Monday, Mar. 01, 1943

Something for China?

As Mme. Chiang Kai-shek delicately drew attention to her weary country last week (see p. 23), the Chinese war reappeared in the news.

Jap advances on fronts scattered from northern Kiangsu to the Salween River on the Burma border might be the prelude to the final campaign to knock exhausted China out of the war. Indeed a Tokyo broadcast threatened just that.

But Chungking was only mildly disturbed. Tokyo has often made the boast before. Generalissimo Chiang Kai-shek occupied himself on Chungking's South Bank, correcting the proofs of his new book. Chungking spokesmen declined to tremble.

It was just possible that the tired Chinese viewed the Japanese activity with less alarm than did Allied strategists. Allied calculations are based on China's holding out indefinitely, or at least until the U.S. and Britain can get around to helping her. And there were signs that something for China was cooking on the back of the Roosevelt-Churchill stove.

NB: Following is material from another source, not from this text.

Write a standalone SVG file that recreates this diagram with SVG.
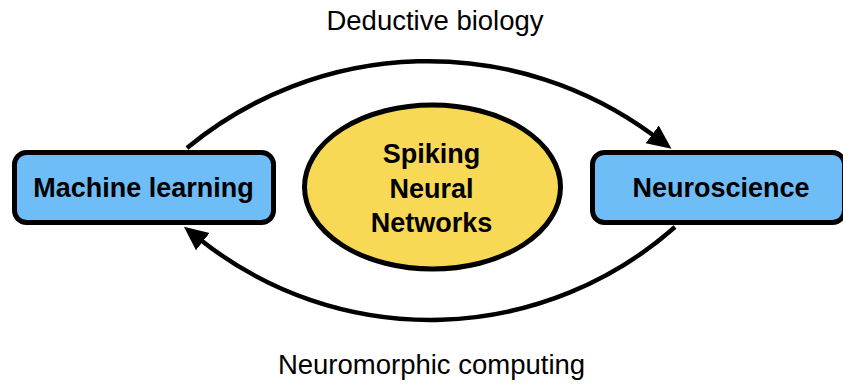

Fortnight ago General H. H. Arnold and Britain's Field Marshal Sir John Dill held secret conference with Chungking officials, flew to New Delhi with China's General Ho Ying-chin. Announcing the Chungking conference, the War Department had said: "The fullest possible coordination [of British and U.S. efforts in Asia] will be assured by subsequent conferences between General MacArthur and General Wavell." Last week Washington announced that General Walter Krueger had arrived in Australia to take command of a newly activated Sixth Army. But the only practical route to China is through Burma. There Wavell's campaign to end Japanese occupation is still on a miniature scale, making almost imperceptible progress.